Member of the Rhode Island House of Representatives from the 47th district
- In office January 2011 – December 31, 2018
- Preceded by: Edwin R. Pacheco
- Succeeded by: David J. Place

Personal details
- Born: July 10, 1976 (age 50)
- Party: Democratic
- Alma mater: Providence College Harvard Law School
- Profession: Attorney

= Cale Keable =

Member of the Rhode Island House of Representatives

Cale P. Keable (born July 10, 1976) is an American politician and a Democratic member of the Rhode Island House of Representatives representing District 47 since January 2011.
He is married to Colleen Murphy Keable (née) Foley of Medford, MA

==Education==
Keable earned his BA degree at Providence College and his JD at Harvard Law School.
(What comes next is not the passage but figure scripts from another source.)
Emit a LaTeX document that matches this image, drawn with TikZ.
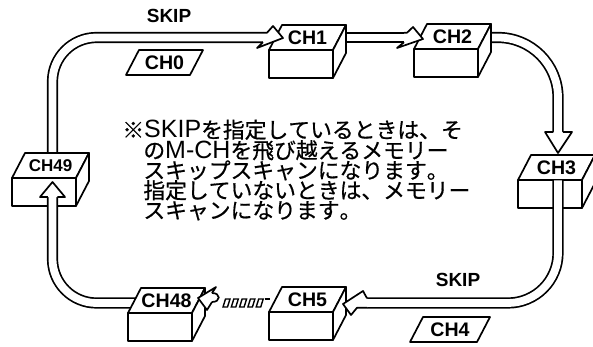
\documentclass[tikz,border=0pt]{standalone}
\usepackage{fontspec}
\newfontfamily\jpfont[FakeBold=0.6,Kerning=Off]{Noto Sans CJK JP}
\newfontfamily\lblfont{Liberation Sans}
\newcommand{\lat}[1]{{\lblfont\fontsize{12.5}{13}\selectfont #1}}

\tikzset{
  track/.style={line width=0.85pt,double=white,double distance=3.9pt},
  boxline/.style={line width=0.85pt,fill=white,line join=round},
  headline/.style={line width=0.85pt,fill=white,line join=round},
  chlabel/.style={font=\lblfont\bfseries\fontsize{9.8}{10}\selectfont,inner sep=0pt},
  skiplabel/.style={font=\lblfont\bfseries\fontsize{9.5}{10}\selectfont,inner sep=0pt},
  notetext/.style={anchor=base west,inner sep=0pt,font=\jpfont\fontsize{10.9}{13}\selectfont},
}

% box seen from the front, #2/#3 = top left corner of the front face
\newcommand{\chbox}[5][]{%
  \begin{scope}[shift={(#2,#3)}]
    \filldraw[boxline] (0,0) rectangle (64,28);
    \filldraw[boxline] (0,0) -- (13,-25) -- (77,-25) -- (64,0) -- cycle;
    \filldraw[boxline] (64,0) -- (77,-25) -- (77,3) -- (64,28) -- cycle;
    \node[chlabel,#1] (#4) at (38.5,-12.5) {#5};
  \end{scope}}

\begin{document}
\begin{tikzpicture}[x=0.5pt,y=-0.5pt]
\useasboundingbox (0,0) rectangle (593,347);

% tracks behind the boxes
\draw[track,rounded corners=22pt] (52.5,155) -- (52.5,37.5) -- (263,37.5);
\draw[track] (320,37.5) -- (404,37.5);
\draw[track,rounded corners=30pt] (460,37.5) -- (558,37.5) -- (558,132);

\chbox{269}{50}{ch1}{CH1}
\chbox{414}{49}{ch2}{CH2}
\chbox{518}{180}{ch3}{CH3}
\chbox[font=\lblfont\bfseries\fontsize{8.5}{9}\selectfont]{12}{178}{ch49}{CH49}

% tracks over CH3 and CH49
\draw[track,rounded corners=25pt] (558,180.5) -- (558,303) -- (367,303);
\draw[track,rounded corners=22pt] (170,303) -- (52.5,303) -- (52.5,197);

\chbox{128}{313}{ch48}{CH48}
\chbox{269}{312}{ch5}{CH5}

% arrow heads
\filldraw[headline] (263,32.75) -- (267,32.75) -- (273,26) -- (283,38) -- (257,48) -- (263,42.25);
\filldraw[headline] (404,32.75) -- (407,32.75) -- (413,27) -- (423,39) -- (397,48) -- (404,42.25);
\filldraw[headline] (553.25,132) -- (545,132) -- (558,153) -- (572,132) -- (562.75,132);
\filldraw[headline] (367,298.25) -- (363,291) -- (343,304) -- (351,315) -- (357,307.75) -- (367,307.75);
\filldraw[headline] (47.75,197) -- (40,197) -- (52.5,182) -- (65,197) -- (57.25,197);

% skipped channels between CH5 and CH48
\foreach \i in {0,...,4}
  \draw[line width=0.7pt] (223+8.3*\i,307) -- (225.5+8.3*\i,299) -- (230+8.3*\i,299) -- (227.5+8.3*\i,307) -- cycle;
\draw[line width=0.7pt] (264.5,299) -- (270,299);
\filldraw[headline] (212,293) -- (216,287) -- (198,298) -- (207,310) -- (212,302);
\draw[line width=0.85pt] (212,293) .. controls (221,293) and (221,302) .. (212,302);

% channels not in the scan
\draw[line width=0.85pt,line join=round] (126,75) -- (139,50) -- (203,50) -- (190,75) -- cycle;
\node[chlabel] (ch0) at (164.5,62.5) {CH0};
\draw[line width=0.85pt,line join=round] (410,342) -- (423,317) -- (490,317) -- (477,342) -- cycle;
\node[chlabel] (ch4) at (450,329.5) {CH4};

\node[skiplabel] (skiptop) at (169,16) {SKIP};
\node[skiplabel] (skipbot) at (458,280) {SKIP};

% note in the middle
\node[notetext] (note1) at (122,138) {※\lat{SKIP}を指定しているときは、そ};
\node[notetext] (note2) at (143,158.5) {の\lat{M-CH}を飛び越えるメモリー};
\node[notetext] (note3) at (143,178.5) {スキップスキャンになります。};
\node[notetext] (note4) at (143,198.5) {指定していないときは、メモリー};
\node[notetext] (note5) at (143,218.5) {スキャンになります。};
\end{tikzpicture}
\end{document}
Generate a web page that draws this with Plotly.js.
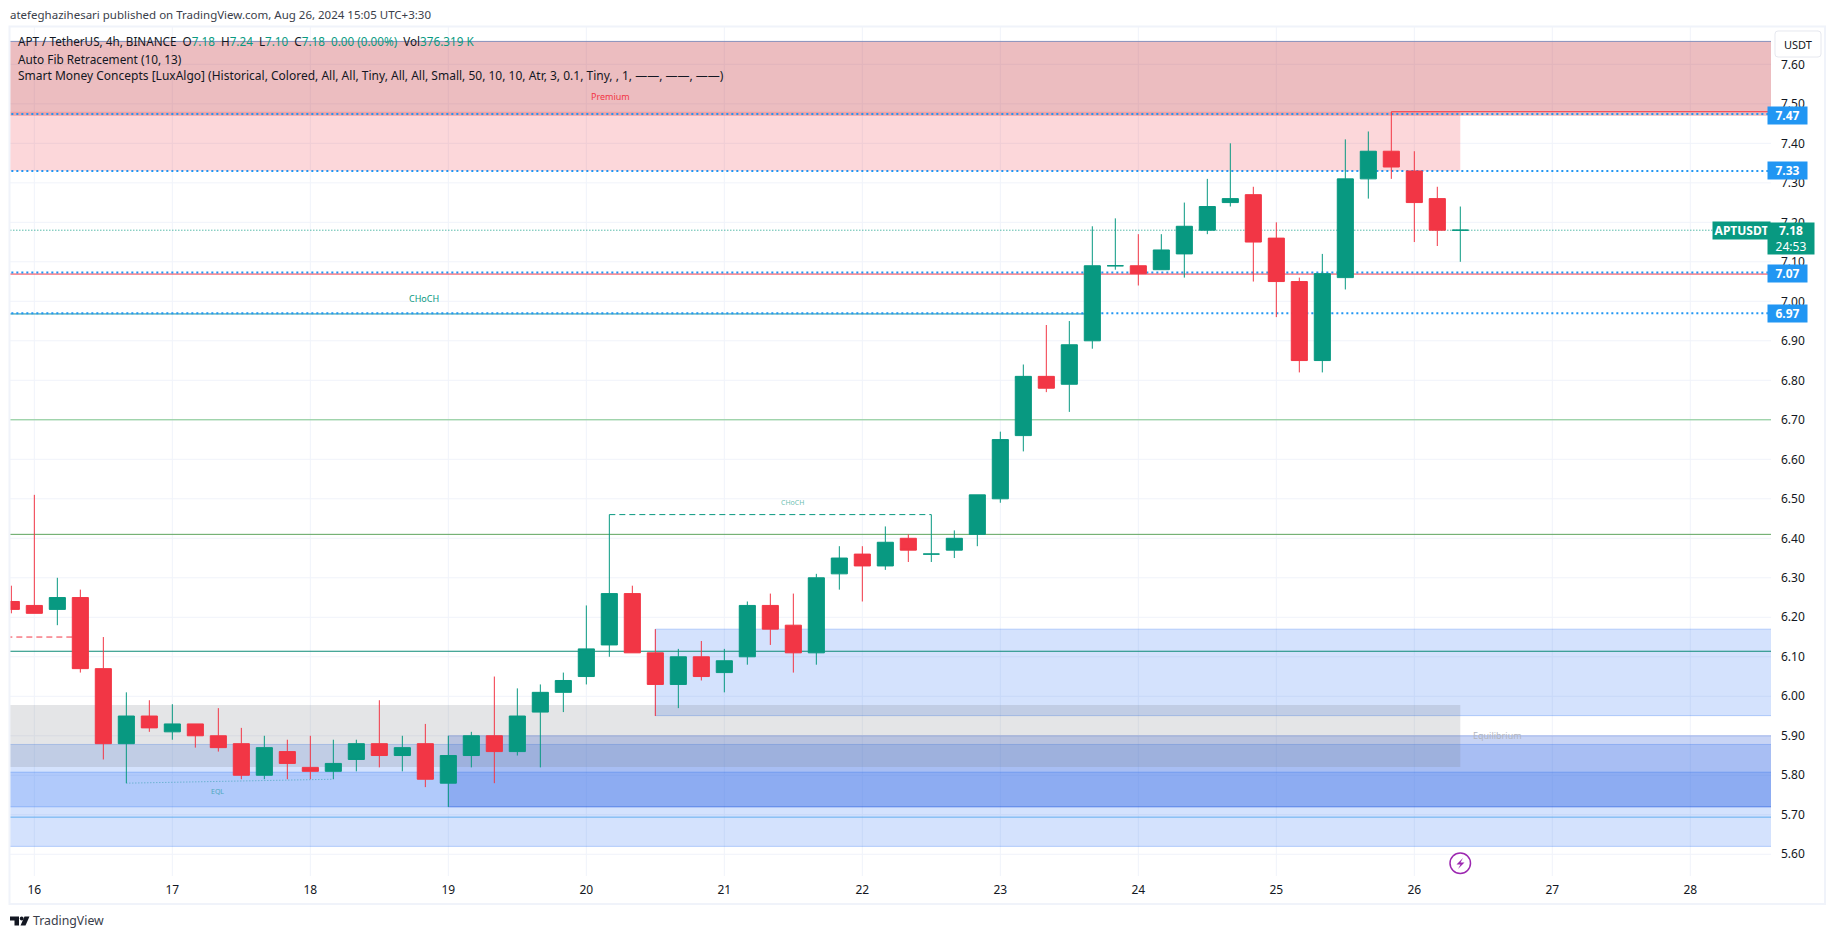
<!DOCTYPE html>
<html><head><meta charset="utf-8">
<script src="https://cdn.plot.ly/plotly-3.0.1.min.js"></script>
<style>html,body{margin:0;padding:0;background:#fff;overflow:hidden}#c{width:1835px;height:939px}</style>
</head><body><div id="c"></div>
<script>
const times=['2024-08-15 20:00',
'2024-08-16 00:00','2024-08-16 04:00','2024-08-16 08:00','2024-08-16 12:00','2024-08-16 16:00','2024-08-16 20:00',
'2024-08-17 00:00','2024-08-17 04:00','2024-08-17 08:00','2024-08-17 12:00','2024-08-17 16:00','2024-08-17 20:00',
'2024-08-18 00:00','2024-08-18 04:00','2024-08-18 08:00','2024-08-18 12:00','2024-08-18 16:00','2024-08-18 20:00',
'2024-08-19 00:00','2024-08-19 04:00','2024-08-19 08:00','2024-08-19 12:00','2024-08-19 16:00','2024-08-19 20:00',
'2024-08-20 00:00','2024-08-20 04:00','2024-08-20 08:00','2024-08-20 12:00','2024-08-20 16:00','2024-08-20 20:00',
'2024-08-21 00:00','2024-08-21 04:00','2024-08-21 08:00','2024-08-21 12:00','2024-08-21 16:00','2024-08-21 20:00',
'2024-08-22 00:00','2024-08-22 04:00','2024-08-22 08:00','2024-08-22 12:00','2024-08-22 16:00','2024-08-22 20:00',
'2024-08-23 00:00','2024-08-23 04:00','2024-08-23 08:00','2024-08-23 12:00','2024-08-23 16:00','2024-08-23 20:00',
'2024-08-24 00:00','2024-08-24 04:00','2024-08-24 08:00','2024-08-24 12:00','2024-08-24 16:00','2024-08-24 20:00',
'2024-08-25 00:00','2024-08-25 04:00','2024-08-25 08:00','2024-08-25 12:00','2024-08-25 16:00','2024-08-25 20:00',
'2024-08-26 00:00','2024-08-26 04:00','2024-08-26 08:00'];
const opens=[6.24,6.23,6.22,6.25,6.07,5.88,5.95,5.91,5.93,5.90,5.88,5.80,5.86,5.82,5.81,5.84,5.88,5.85,5.88,5.78,5.85,5.90,5.86,5.96,6.01,6.05,6.13,6.26,6.11,6.03,6.10,6.06,6.10,6.23,6.18,6.11,6.31,6.36,6.33,6.40,6.36,6.37,6.41,6.50,6.66,6.81,6.79,6.90,7.09,7.09,7.08,7.12,7.18,7.25,7.27,7.16,7.05,6.85,7.06,7.31,7.38,7.33,7.26,7.18];
const highs=[6.28,6.51,6.30,6.27,6.15,6.01,5.99,5.98,5.93,5.97,5.92,5.90,5.89,5.90,5.89,5.89,5.99,5.90,5.93,5.90,5.91,6.05,6.02,6.03,6.06,6.23,6.46,6.28,6.17,6.12,6.14,6.12,6.24,6.26,6.26,6.31,6.38,6.38,6.43,6.41,6.46,6.42,6.51,6.67,6.84,6.94,6.95,7.19,7.21,7.17,7.17,7.25,7.31,7.40,7.29,7.20,7.06,7.12,7.41,7.43,7.48,7.38,7.29,7.24];
const lows=[6.21,6.21,6.18,6.06,5.84,5.78,5.91,5.89,5.87,5.86,5.79,5.79,5.79,5.79,5.79,5.81,5.82,5.81,5.77,5.72,5.82,5.78,5.85,5.82,5.96,6.03,6.10,6.11,5.95,5.97,6.04,6.01,6.08,6.13,6.06,6.08,6.27,6.24,6.32,6.34,6.34,6.35,6.38,6.49,6.62,6.77,6.72,6.88,7.08,7.04,7.08,7.06,7.17,7.24,7.05,6.96,6.82,6.82,7.03,7.26,7.31,7.15,7.14,7.10];
const closes=[6.22,6.21,6.25,6.07,5.88,5.95,5.92,5.93,5.90,5.87,5.80,5.87,5.83,5.81,5.83,5.88,5.85,5.87,5.79,5.85,5.90,5.86,5.95,6.01,6.04,6.12,6.26,6.11,6.03,6.10,6.05,6.09,6.23,6.17,6.11,6.30,6.35,6.33,6.39,6.37,6.36,6.40,6.51,6.65,6.81,6.78,6.89,7.09,7.09,7.07,7.13,7.19,7.24,7.26,7.15,7.05,6.85,7.07,7.31,7.38,7.34,7.25,7.18,7.18];
const priceTicks=[5.6,5.7,5.8,5.9,6.0,6.1,6.2,6.3,6.4,6.5,6.6,6.7,6.8,6.9,7.0,7.1,7.2,7.3,7.4,7.5,7.6];
const dayTicks=['2024-08-16','2024-08-17','2024-08-18','2024-08-19','2024-08-20','2024-08-21','2024-08-22','2024-08-23','2024-08-24','2024-08-25','2024-08-26','2024-08-27','2024-08-28'];
const dayLabels=['16','17','18','19','20','21','22','23','24','25','26','27','28'];
const priceTags=[7.47,7.33,7.07,6.97];
const lastPrice=7.18;

const GREEN='#089981',RED='#f23645',BLUE='#2196f3',INK='#131722',FONT='"Noto Sans", sans-serif';
const W=1835,H=939,L=10,R=1771,T=27,B=876;
const px=x=>(x-L)/(R-L), py=y=>(B-y)/(B-T);
const path=s=>s.replace(/(-?[\d.]+),(-?[\d.]+)/g,(m,a,b)=>px(+a).toFixed(6)+','+py(+b).toFixed(6));

function pick(test,key){return times.map((t,i)=>i).filter(test).map(i=>key[i]);}
const isUp=i=>closes[i]>=opens[i], isDown=i=>closes[i]<opens[i];
function candle(test,col){return {type:'candlestick',
  x:pick(test,times),open:pick(test,opens),high:pick(test,highs),low:pick(test,lows),close:pick(test,closes),
  whiskerwidth:0,
  increasing:{line:{color:col,width:1},fillcolor:col},decreasing:{line:{color:col,width:1},fillcolor:col},
  showlegend:false,hoverinfo:'skip'};}

const X0='2024-08-15 00:00',X1='2024-08-30 00:00';
const bar=i=>times[i];
const DOT='2px,3px',FINE='1px,2px',DASH='6px,4px';
function box(x0,x1,y0,y1,fill,line){return {type:'rect',layer:'below',xref:'x',yref:'y',x0,x1,y0,y1,fillcolor:fill,line:{color:line||'rgba(0,0,0,0)',width:line?1:0}};}
function hl(x0,x1,y,color,width,dash){return {type:'line',layer:'below',xref:'x',yref:'y',x0,x1,y0:y,y1:y,line:{color,width,dash:dash||'solid'}};}
const LB='rgba(41,110,245,0.2)',LBL='rgba(41,110,245,0.28)',GRID='#f0f3fa';
const gridShapes=[
  ...priceTicks.map(v=>({type:'line',layer:'below',xref:'paper',yref:'y',x0:0,x1:1,y0:v,y1:v,line:{color:GRID,width:1}})),
  ...dayTicks.map(d=>({type:'line',layer:'below',xref:'x',yref:'paper',x0:d,x1:d,y0:0,y1:1,line:{color:GRID,width:1}}))
];
const shapes=[
  ...gridShapes,
  box(X0,X1,7.47,7.658,'rgba(197,55,64,0.33)'),
  hl(X0,X1,7.658,'#8791bb',1),
  box(X0,bar(63),7.33,7.48,'rgba(242,54,69,0.2)'),
  box(X0,X1,5.62,5.878,LB,LBL),
  box(X0,X1,5.72,5.808,LB,LBL),
  box(bar(19),X1,5.72,5.90,'rgba(35,83,215,0.25)','rgba(35,83,215,0.3)'),
  box(bar(28),X1,5.951,6.17,LB,LBL),
  box(X0,bar(63),5.821,5.978,'rgba(120,123,134,0.2)'),
  hl(X0,X1,6.41,'#5ea55e',1),
  hl(X0,X1,6.114,'#0c8a77',1),
  hl(X0,X1,6.70,'#7cc68a',1),
  hl(X0,X1,5.694,'#64aef0',1),
  hl(bar(60),X1,7.48,RED,1),
  hl(X0,X1,7.069,RED,1),
  hl(X0,bar(47),6.968,'#0e8fa5',1),
  hl(X0,X1,7.474,BLUE,2,DOT),
  hl(X0,X1,7.33,BLUE,2,DOT),
  hl(X0,X1,7.073,BLUE,2,DOT),
  hl(X0,X1,6.97,BLUE,2,DOT),
  hl(X0,X1,lastPrice,GREEN,1,FINE),
  hl(X0,bar(3),6.15,RED,1,DASH),
  hl(bar(26),bar(40),6.46,GREEN,1,DASH),
  {type:'line',layer:'below',xref:'x',yref:'y',x0:bar(5),x1:bar(14),y0:5.78,y1:5.79,line:{color:'#4fa8c0',width:1,dash:FINE}},
  // frame
  {type:'rect',xref:'paper',yref:'paper',x0:px(9.5),x1:px(1825),y0:py(26.5),y1:py(904),line:{color:'#f0f3fa',width:2}},
  // USDT button
  {type:'path',xref:'paper',yref:'paper',fillcolor:'#fff',line:{color:'#e6e8ef',width:1},
   path:path('M1778,31 L1818,31 Q1821,31 1821,34 L1821,54 Q1821,57 1818,57 L1778,57 Q1775,57 1775,54 L1775,34 Q1775,31 1778,31 Z')},
  // event icon
  {type:'circle',xref:'paper',yref:'paper',x0:px(1450),x1:px(1470.5),y0:py(873.5),y1:py(853),fillcolor:'#fff',line:{color:'#9c27b0',width:1.5}},
  {type:'path',xref:'paper',yref:'paper',fillcolor:'#9c27b0',line:{width:0},path:path('M1463,858 L1456.5,864.5 L1460.5,864.5 L1458,869 L1464.5,862.5 L1460.5,862.5 Z')},
  // logo
  {type:'path',xref:'paper',yref:'paper',fillcolor:INK,line:{width:0},path:path('M10,916.5 L19,916.5 L19,925.5 L14.5,925.5 L14.5,920.5 L10,920.5 Z')},
  {type:'circle',xref:'paper',yref:'paper',x0:px(19.8),x1:px(23.6),y0:py(920.5),y1:py(916.5),fillcolor:INK,line:{width:0}},
  {type:'path',xref:'paper',yref:'paper',fillcolor:INK,line:{width:0},path:path('M24.5,916.5 L29.5,916.5 L25.5,925.5 L20.5,925.5 Z')}
];

const g=s=>`<span style="color:${GREEN}">${s}</span>`;
function pageText(text,x,y,size,color,anchor){return {text,xref:'paper',yref:'paper',x:px(x),y:py(y),xanchor:anchor||'left',yanchor:'middle',showarrow:false,align:'left',font:{family:FONT,size,color:color||INK},borderpad:0,borderwidth:0};}
function chartText(text,x,y,size,color){return {text,xref:'x',yref:'y',x,y,xanchor:'center',yanchor:'middle',showarrow:false,font:{family:FONT,size,color},borderpad:0};}
const TAGSHIFT=-4;
const annotations=[
  pageText('atefeghazihesari published on TradingView.com, Aug 26, 2024 15:05 UTC+3:30',10,15,11.5,'#3a3e4a'),
  pageText('APT / TetherUS, 4h, BINANCE\u00a0\u00a0O'+g('7.18')+'\u00a0\u00a0H'+g('7.24')+'\u00a0\u00a0L'+g('7.10')+'\u00a0\u00a0C'+g('7.18')+'\u00a0\u00a0'+g('0.00 (0.00%)')+'\u00a0\u00a0Vol'+g('376.319\u00a0K'),18,41,11.7),
  pageText('Auto Fib Retracement (10, 13)',18,59,11.8),
  pageText('Smart Money Concepts [LuxAlgo] (Historical, Colored, All, All, Tiny, All, All, Small, 50, 10, 10, Atr, 3, 0.1, Tiny, , 1, \u2014\u2014, \u2014\u2014, \u2014\u2014)',18,76,12),
  pageText('USDT',1798,44,11,INK,'center'),
  pageText('TradingView',33,921,12.3,'#3a3e4a'),
  chartText('Premium','2024-08-20 04:10',7.519,9,RED),
  chartText('CHoCH','2024-08-18 19:50',7.008,9,GREEN),
  chartText('CHoCH','2024-08-21 11:55',6.49,7,'rgba(8,153,129,0.65)'),
  chartText('EQL','2024-08-17 07:50',5.759,7,'#4fa8c0'),
  chartText('Equilibrium','2024-08-26 14:24',5.90,9,'#b2b5be'),
  ...priceTags.map(v=>({text:'<b>'+v.toFixed(2)+'</b>',xref:'paper',yref:'y',x:1,y:v,xanchor:'left',yanchor:'middle',xshift:TAGSHIFT,showarrow:false,width:39,height:17,bgcolor:BLUE,align:'center',font:{family:FONT,size:12,color:'#fff'},borderpad:0})),
  {text:'<b>APTUSDT</b>',xref:'paper',yref:'y',x:1,y:lastPrice,xanchor:'right',yanchor:'middle',showarrow:false,width:57,height:17,bgcolor:GREEN,align:'center',font:{family:FONT,size:12,color:'#fff'},borderpad:0},
  {text:'<b>'+lastPrice.toFixed(2)+'</b><br>24:53',xref:'paper',yref:'y',x:1,y:7.2,xanchor:'left',yanchor:'top',xshift:TAGSHIFT,showarrow:false,width:46,height:31,bgcolor:GREEN,align:'center',font:{family:FONT,size:12,color:'#fff'},borderpad:0}
];

const layout={width:W,height:H,autosize:false,paper_bgcolor:'#fff',plot_bgcolor:'#fff',showlegend:false,
  margin:{l:L,r:W-R,t:T,b:H-B,pad:0},boxmode:'overlay',boxgap:0.3,boxgroupgap:0,dragmode:false,
  font:{family:FONT,color:INK},
  xaxis:{type:'date',range:['2024-08-15 19:46:00','2024-08-28 14:02:00'],tickmode:'array',tickvals:dayTicks,ticktext:dayLabels,
    showgrid:false,zeroline:false,showline:false,ticks:'',ticklabelstandoff:5,
    tickfont:{size:12,color:INK,family:FONT},rangeslider:{visible:false},fixedrange:true},
  yaxis:{side:'right',range:[5.545,7.6945],tickmode:'array',tickvals:priceTicks,ticktext:priceTicks.map(v=>v.toFixed(2)),
    showgrid:false,zeroline:false,showline:false,ticks:'',ticklabelstandoff:9,
    tickfont:{size:12,color:INK,family:FONT},fixedrange:true},
  shapes,annotations};
Plotly.newPlot('c',[candle(isUp,GREEN),candle(isDown,RED)],layout,{displayModeBar:false,staticPlot:true});
</script></body></html>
==Sexual harassment accusation==
State Rep. Katherine Kazarian accused Keable of sexual harassment in 2018. Keable denied the allegations. Keable was subsequently temporarily removed as chairman of the powerful House Judiciary Committee.

==Elections==

- 2018: Keable lost in the general election in 2018.
- 2012: Keable and returning 2010 Republican opponent Donald Fox were both unopposed for their September 11, 2012 primaries, setting up a rematch; Keable won the November 6, 2012 General election with 3,201 votes (54.3%) against Fox.
- 2010: When District 47 Democratic Representative Edwin R. Pacheco left the Legislature and left the seat open, Keable ran in the September 23, 2010 Democratic Primary, winning with 928 votes (63.3%) and won the November 2, 2010 General election with 2,435 votes (52.1%) against Republican nominee Donald Fox.